Development on a standalone Venom film had been in talks for years with Sony planning on starting its own franchise but ever since the web-slinger has been part of the MCU, keeping Venom in his own universe seemingly makes no sense. Initially set out for an R-rated release, the film has obviously toned down the violence to allow for possible family-friendly MCU crossovers, thereby earning a PG-13. However in doing so, I felt that a big part of the story felt missing or maybe it was just me. Perhaps it is this that earned the film such a rotten score on the Tomatometer but I really liked the characterization of the symbiote and Tom Hardy infuses life to an amazingly schizophrenic performance of Eddie Brock. Although the supporting characters could have had better story arcs and there were some glaring plot holes, the film as a whole is very much a thrilling and enjoyable ride.

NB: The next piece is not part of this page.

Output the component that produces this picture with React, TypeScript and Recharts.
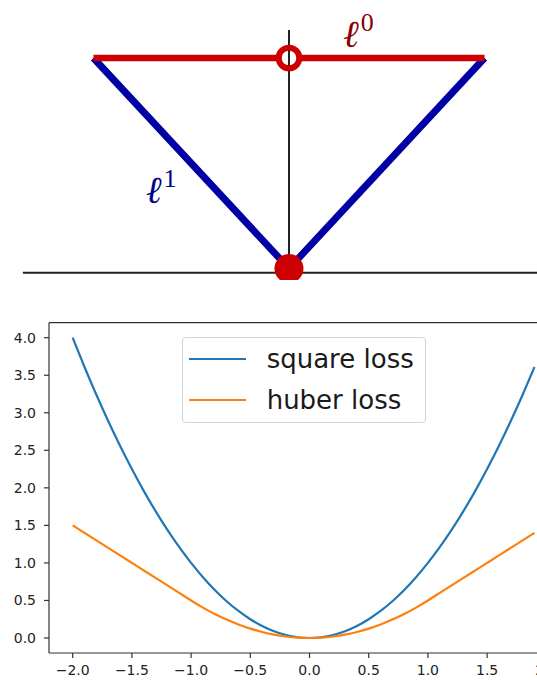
import { ComposedChart, LineChart, Line, Scatter, XAxis, YAxis, Legend, ReferenceLine } from "recharts";

// --- ℓ1 / ℓ0 penalty sketch (1-D) ---
const l1X = [-1, 0, 1];
const l1Y = [1, 0, 1];
const l0X = [-1, 1];
const l0Y = [1, 1];
const hAxisX = [-1.361, 1.3];
const hAxisY = [-0.02, -0.02];
const vAxisX = [0, 0];
const vAxisY = [-0.02, 1.133];
const openDotPts = [{ x: 0, y: 1 }];
const closedDotPts = [{ x: 0, y: 0 }];
const l0Label = [{ x: 0.276, y: 1.05, sup: "0" }];
const l1Label = [{ x: -0.733, y: 0.31, sup: "1" }];

// --- square vs huber loss ---
const lossX = [
  -2.0, -1.9, -1.8, -1.7, -1.6, -1.5, -1.4, -1.3, -1.2, -1.1,
  -1.0, -0.9, -0.8, -0.7, -0.6, -0.5, -0.4, -0.3, -0.2, -0.1,
  0.0, 0.1, 0.2, 0.3, 0.4, 0.5, 0.6, 0.7, 0.8, 0.9,
  1.0, 1.1, 1.2, 1.3, 1.4, 1.5, 1.6, 1.7, 1.8, 1.9,
];
const squareLoss = [
  4.0, 3.61, 3.24, 2.89, 2.56, 2.25, 1.96, 1.69, 1.44, 1.21,
  1.0, 0.81, 0.64, 0.49, 0.36, 0.25, 0.16, 0.09, 0.04, 0.01,
  0.0, 0.01, 0.04, 0.09, 0.16, 0.25, 0.36, 0.49, 0.64, 0.81,
  1.0, 1.21, 1.44, 1.69, 1.96, 2.25, 2.56, 2.89, 3.24, 3.61,
];
const huberLoss = [
  1.5, 1.4, 1.3, 1.2, 1.1, 1.0, 0.9, 0.8, 0.7, 0.6,
  0.5, 0.405, 0.32, 0.245, 0.18, 0.125, 0.08, 0.045, 0.02, 0.005,
  0.0, 0.005, 0.02, 0.045, 0.08, 0.125, 0.18, 0.245, 0.32, 0.405,
  0.5, 0.6, 0.7, 0.8, 0.9, 1.0, 1.1, 1.2, 1.3, 1.4,
];
const seriesNames = ["square loss", "huber loss"];
const xTicks = [-2, -1.5, -1, -0.5, 0, 0.5, 1, 1.5, 2];
const yTicks = [0, 0.5, 1, 1.5, 2, 2.5, 3, 3.5, 4];
const yTop = 4.2;

const zip = (xs: number[], ys: number[]) => xs.map((x, i) => ({ x, y: ys[i] }));

const lossRows = lossX.map((x, i) => ({ x, square: squareLoss[i], huber: huberLoss[i] }));

const RED = "#cc0000";
const BLUE = "#0000a5";
const AXIS = "#222";
const SQUARE = "#1f77b4";
const HUBER = "#ff7f0e";
const SPINE = "#333";
const mathFont = "'Liberation Serif', 'DejaVu Serif', serif";
const tickFamily = "'DejaVu Sans', sans-serif";
const tickSize = 14;

const fmt = (v: number) => v.toFixed(1).replace("-", "\u2212");

function XTick(props: any) {
  const { x, y, payload } = props;
  return (
    <text x={x} y={y} dy="0.75em" textAnchor="middle" fill="#222"
      fontFamily={tickFamily} fontSize={tickSize}>
      {fmt(payload.value)}
    </text>
  );
}

function YTick(props: any) {
  const { x, y, payload } = props;
  return (
    <text x={x} y={y} dy="0.36em" textAnchor="end" fill="#222"
      fontFamily={tickFamily} fontSize={tickSize}>
      {fmt(payload.value)}
    </text>
  );
}

function OpenDot(props: any) {
  const { cx, cy } = props;
  const r = 10.3;
  return (
    <g>
      <circle cx={cx} cy={cy} r={r} fill="#fff" />
      <line x1={cx} x2={cx} y1={cy - r} y2={cy + r} stroke={AXIS} strokeWidth={2} />
      <circle cx={cx} cy={cy} r={r} fill="none" stroke={RED} strokeWidth={6} />
    </g>
  );
}

function ClosedDot(props: any) {
  const { cx, cy } = props;
  return <circle cx={cx} cy={cy} r={14.5} fill={RED} />;
}

function normLabel(color: string) {
  return (props: any) => {
    const { cx, cy, payload } = props;
    return (
      <text x={cx} y={cy} fill={color} fontFamily={mathFont}>
        <tspan fontStyle="italic" fontSize={38}>ℓ</tspan>
        <tspan fontSize={26} dx={2} dy={-16}>{payload.sup}</tspan>
      </text>
    );
  };
}

// legend box in matplotlib style; entries kept in plotting order
function LossLegend() {
  const entries = [
    { name: seriesNames[0], color: SQUARE },
    { name: seriesNames[1], color: HUBER },
  ];
  return (
    <div
      style={{
        boxSizing: "border-box",
        width: 244.5,
        height: 86.5,
        paddingTop: 1,
        border: "1px solid #d4d4d4",
        borderRadius: 4,
        background: "rgba(255,255,255,0.8)",
        fontFamily: "'DejaVu Sans', sans-serif",
        fontSize: 26,
        color: "#1a1a1a",
      }}
    >
      {entries.map((e) => (
        <div key={e.name} style={{ display: "flex", alignItems: "center", height: 41 }}>
          <div style={{ marginLeft: 6.6, width: 56.7, height: 2.5, background: e.color }} />
          <span style={{ marginLeft: 20.7, lineHeight: "41px", whiteSpace: "nowrap" }}>{e.name}</span>
        </div>
      ))}
    </div>
  );
}

export default function App() {
  return (
    <div
      style={{
        position: "fixed",
        left: 0,
        top: 0,
        width: 537,
        height: 680,
        overflow: "hidden",
        background: "#fff",
      }}
    >
      <div style={{ position: "absolute", left: 0, top: 0, width: 537, height: 280 }}>
        <ComposedChart width={537} height={280} margin={{ top: 0, right: 0, bottom: 0, left: 0 }}>
          <XAxis hide type="number" dataKey="x" domain={[-1.478, 1.2685]} allowDataOverflow />
          <YAxis hide type="number" dataKey="y" domain={[-0.0546, 1.2755]} allowDataOverflow />
          <Line data={zip(hAxisX, hAxisY)} dataKey="y" type="linear" stroke={AXIS} strokeWidth={2}
            dot={false} activeDot={false} isAnimationActive={false} />
          <Line data={zip(vAxisX, vAxisY)} dataKey="y" type="linear" stroke={AXIS} strokeWidth={2}
            dot={false} activeDot={false} isAnimationActive={false} />
          <Line data={zip(l1X, l1Y)} dataKey="y" type="linear" stroke={BLUE} strokeWidth={7}
            dot={false} activeDot={false} isAnimationActive={false} />
          <Line data={zip(l0X, l0Y)} dataKey="y" type="linear" stroke={RED} strokeWidth={6.5}
            dot={false} activeDot={false} isAnimationActive={false} />
          <Scatter data={openDotPts} shape={OpenDot} isAnimationActive={false} />
          <Scatter data={closedDotPts} shape={ClosedDot} isAnimationActive={false} />
          <Scatter data={l0Label} shape={normLabel("#8b0000")} isAnimationActive={false} />
          <Scatter data={l1Label} shape={normLabel("#00008b")} isAnimationActive={false} />
        </ComposedChart>
      </div>

      <div style={{ position: "absolute", left: 0, top: 300, width: 570, height: 380 }}>
        <LineChart width={570} height={380} data={lossRows}
          margin={{ top: 22.7, right: 0, bottom: 0, left: 0 }}>
          <XAxis
            type="number"
            dataKey="x"
            domain={[-2.2, 2.2]}
            ticks={xTicks}
            interval={0}
            allowDataOverflow
            height={27}
            tickSize={5}
            tickMargin={6}
            tick={<XTick />}
            axisLine={{ stroke: SPINE, strokeWidth: 1.2 }}
            tickLine={{ stroke: SPINE, strokeWidth: 1.2 }}
          />
          <YAxis
            type="number"
            domain={[-0.2, yTop]}
            ticks={yTicks}
            interval={0}
            allowDataOverflow
            width={49}
            tickSize={5}
            tickMargin={8}
            tick={<YTick />}
            axisLine={{ stroke: SPINE, strokeWidth: 1.2 }}
            tickLine={{ stroke: SPINE, strokeWidth: 1.2 }}
          />
          {/* top spine */}
          <ReferenceLine y={yTop} stroke={SPINE} strokeWidth={1.2} />
          <Legend
            verticalAlign="middle"
            content={<LossLegend />}
            wrapperStyle={{ left: 181.7, top: 36.7, width: "auto", height: "auto" }}
          />
          <Line name={seriesNames[0]} dataKey="square" type="natural" stroke={SQUARE} strokeWidth={2.2}
            dot={false} activeDot={false} isAnimationActive={false} />
          <Line name={seriesNames[1]} dataKey="huber" type="natural" stroke={HUBER} strokeWidth={2.2}
            dot={false} activeDot={false} isAnimationActive={false} />
        </LineChart>
      </div>
    </div>
  );
}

Hopefully the film performs better at the box office than it did with the critics because I’m sure the entire planet would love to see more of Venom, Tom Hardy and a potential crossover with Tom Holland’s Spiderman. After all, Hardy himself admitted at San Diego Comic-Con that he was quite eagerly expecting for Sony to integrate the character with Marvel Studios.

So yes, you can take your kids to see this film. And before you know it, they’ll be chanting “We are Venom.”